Aim of the task: Write out the opening lines of the data word for word, up to and including the line with "range=[GRAY, RED]), legend=None)", and leave every picture and every later line out.
* Begin *
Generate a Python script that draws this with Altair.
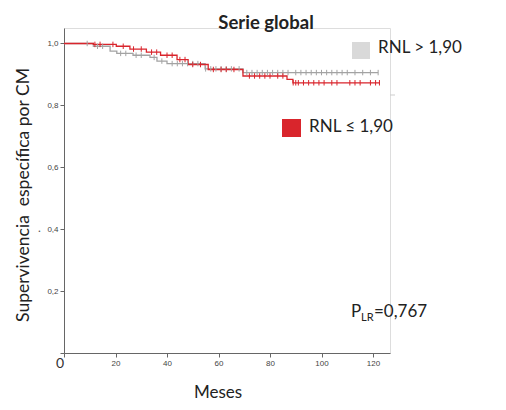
import altair as alt
import pandas as pd
import numpy as np

# ---- data ----
gray_time = [0, 11.4, 17.9, 20.5, 26.8, 33.4, 36.1, 40.0, 54.8, 69.5, 122.0]
gray_surv = [1.0, 0.991, 0.975, 0.968, 0.962, 0.955, 0.943, 0.935, 0.918, 0.906, 0.906]

red_time = [0, 11.4, 20.3, 25.6, 32.0, 37.5, 43.9, 48.2, 56.0, 69.5, 86.6, 88.9, 122.7]
red_surv = [1.0, 0.997, 0.991, 0.982, 0.972, 0.962, 0.948, 0.932, 0.916, 0.895, 0.884, 0.873, 0.873]

gray_cens = [9, 13, 15, 22, 24, 28, 30, 35, 38, 42, 44, 46, 48, 50, 52, 55, 57, 59, 61, 63,
             65, 68, 71, 73, 75, 77, 79, 81, 83, 85, 87, 90, 92, 94, 96, 98, 100, 102, 104,
             106, 108, 110, 113, 116, 119, 122]
red_cens = [12, 14, 19, 23, 27, 30, 34, 36, 40, 42, 45, 47, 50, 53, 58, 61, 63, 66, 72, 74,
            76, 78, 80, 83, 85, 89, 90, 91, 93, 95, 97, 99, 101, 104, 106, 111, 113, 115,
            119, 121, 122.5]

x_ticks = [0, 20, 40, 60, 80, 100, 120]
y_ticks = [0, 0.2, 0.4, 0.6, 0.8, 1.0]

GRAY = "#a3a3a3"
RED = "#d9252c"


def step_at(times, surv, t):
    i = int(np.searchsorted(times, t, side="right")) - 1
    return surv[max(i, 0)]


lines = pd.DataFrame(
    [{"g": "gray", "t": t, "s": s} for t, s in zip(gray_time, gray_surv)]
    + [{"g": "red", "t": t, "s": s} for t, s in zip(red_time, red_surv)]
)
cens = pd.DataFrame(
    [{"g": "gray", "t": t, "s": step_at(gray_time, gray_surv, t)} for t in gray_cens]
    + [{"g": "red", "t": t, "s": step_at(red_time, red_surv, t)} for t in red_cens]
)

color = alt.Color("g:N", scale=alt.Scale(domain=["gray", "red"], range=[GRAY, RED]), legend=None)

xenc = alt.X(
    "t:Q",
    scale=alt.Scale(domain=[0, 126.6], nice=False, zero=True),
    axis=alt.Axis(
        values=x_ticks,
        title=None,
        grid=False,
        labelExpr="datum.value == 0 ? '' : datum.label",
        labelFontSize=8,
        labelColor="#444",
        labelFont="Liberation Sans",
        tickSize=4,
        tickColor="#666",
        domainColor="#666",
        labelPadding=2,
    ),
)
yenc = alt.Y(
    "s:Q",
    scale=alt.Scale(domain=[0, 1.05], nice=False),
    axis=alt.Axis(
        values=y_ticks,
        title=None,
        grid=False,
        labelExpr="datum.value == 0 ? '' : replace(format(datum.value, '.1f'), '.', ',')",
        labelFontSize=8,
        labelColor="#444",
        labelFont="Liberation Sans",
        tickSize=4,
        tickColor="#666",
        domainColor="#666",
        labelPadding=2,
    ),
)

line_layer = alt.Chart(lines).mark_line(interpolate="step-after", strokeWidth=1.3).encode(
    x=xenc, y=yenc, color=color, detail="g:N"
)
cens_layer = alt.Chart(cens).mark_point(
    shape="M0,-1V1", filled=False, size=30, strokeWidth=1, opacity=1
).encode(x="t:Q", y="s:Q", color=color)

FONT = "Lato"


def txt(text, x, y, size=17, weight="normal", align="left", baseline="middle", angle=0, color="#222"):
    kw = dict(text=text, fontSize=size, fontWeight=weight, align=align, baseline=baseline,
              font=FONT, color=color)
    if angle:
        kw["angle"] = angle
    return alt.Chart(pd.DataFrame({"a": [0]})).mark_text(**kw).encode(
        x=alt.value(x), y=alt.value(y)
    )


def box(x1, x2, y1, y2, c):
    return alt.Chart(pd.DataFrame({"a": [0]})).mark_rect(color=c).encode(
        x=alt.value(x1), x2=alt.value(x2), y=alt.value(y1), y2=alt.value(y2)
    )


annot = [
    txt("Serie global", 202, 1, size=18.5, weight="bold", align="center", baseline="alphabetic"),
    txt("Supervivencia\u00a0 específica por CM", -40, 167, size=17.5, align="center", angle=270),
    txt("Meses", 154, 365, size=17, align="center"),
    txt("0", -4, 336, size=14, align="center", color="#333"),
    box(288, 306, 14, 31, "#d9d9d9"),
    txt("RNL > 1,90", 314, 20, size=17),
    box(218, 237, 91, 109, RED),
    txt("RNL ≤ 1,90", 245, 99, size=17),
    txt("P", 287, 289, size=17, baseline="alphabetic"),
    txt("LR", 297, 293, size=11, baseline="alphabetic"),
    txt("=0,767", 310, 289, size=17, baseline="alphabetic"),
    txt(".", -26, 200, size=12, color="#555"),
    box(326, 331, 66.5, 67.5, "#cccccc"),
]

chart = alt.layer(line_layer, cens_layer, *annot).properties(
    width=326,
    height=325,
    autosize=alt.AutoSizeParams(type="none"),
    padding={"left": 64, "top": 28, "right": 116, "bottom": 57},
).configure_view(stroke=None).configure(background="white")

chart.save("out.html", embed_options={"renderer": "svg", "actions": False})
* End *
Result:
Generate a Python script that draws this with Altair.
import altair as alt
import pandas as pd
import numpy as np

# ---- data ----
gray_time = [0, 11.4, 17.9, 20.5, 26.8, 33.4, 36.1, 40.0, 54.8, 69.5, 122.0]
gray_surv = [1.0, 0.991, 0.975, 0.968, 0.962, 0.955, 0.943, 0.935, 0.918, 0.906, 0.906]

red_time = [0, 11.4, 20.3, 25.6, 32.0, 37.5, 43.9, 48.2, 56.0, 69.5, 86.6, 88.9, 122.7]
red_surv = [1.0, 0.997, 0.991, 0.982, 0.972, 0.962, 0.948, 0.932, 0.916, 0.895, 0.884, 0.873, 0.873]

gray_cens = [9, 13, 15, 22, 24, 28, 30, 35, 38, 42, 44, 46, 48, 50, 52, 55, 57, 59, 61, 63,
             65, 68, 71, 73, 75, 77, 79, 81, 83, 85, 87, 90, 92, 94, 96, 98, 100, 102, 104,
             106, 108, 110, 113, 116, 119, 122]
red_cens = [12, 14, 19, 23, 27, 30, 34, 36, 40, 42, 45, 47, 50, 53, 58, 61, 63, 66, 72, 74,
            76, 78, 80, 83, 85, 89, 90, 91, 93, 95, 97, 99, 101, 104, 106, 111, 113, 115,
            119, 121, 122.5]

x_ticks = [0, 20, 40, 60, 80, 100, 120]
y_ticks = [0, 0.2, 0.4, 0.6, 0.8, 1.0]

GRAY = "#a3a3a3"
RED = "#d9252c"


def step_at(times, surv, t):
    i = int(np.searchsorted(times, t, side="right")) - 1
    return surv[max(i, 0)]


lines = pd.DataFrame(
    [{"g": "gray", "t": t, "s": s} for t, s in zip(gray_time, gray_surv)]
    + [{"g": "red", "t": t, "s": s} for t, s in zip(red_time, red_surv)]
)
cens = pd.DataFrame(
    [{"g": "gray", "t": t, "s": step_at(gray_time, gray_surv, t)} for t in gray_cens]
    + [{"g": "red", "t": t, "s": step_at(red_time, red_surv, t)} for t in red_cens]
)

color = alt.Color("g:N", scale=alt.Scale(domain=["gray", "red"], range=[GRAY, RED]), legend=None)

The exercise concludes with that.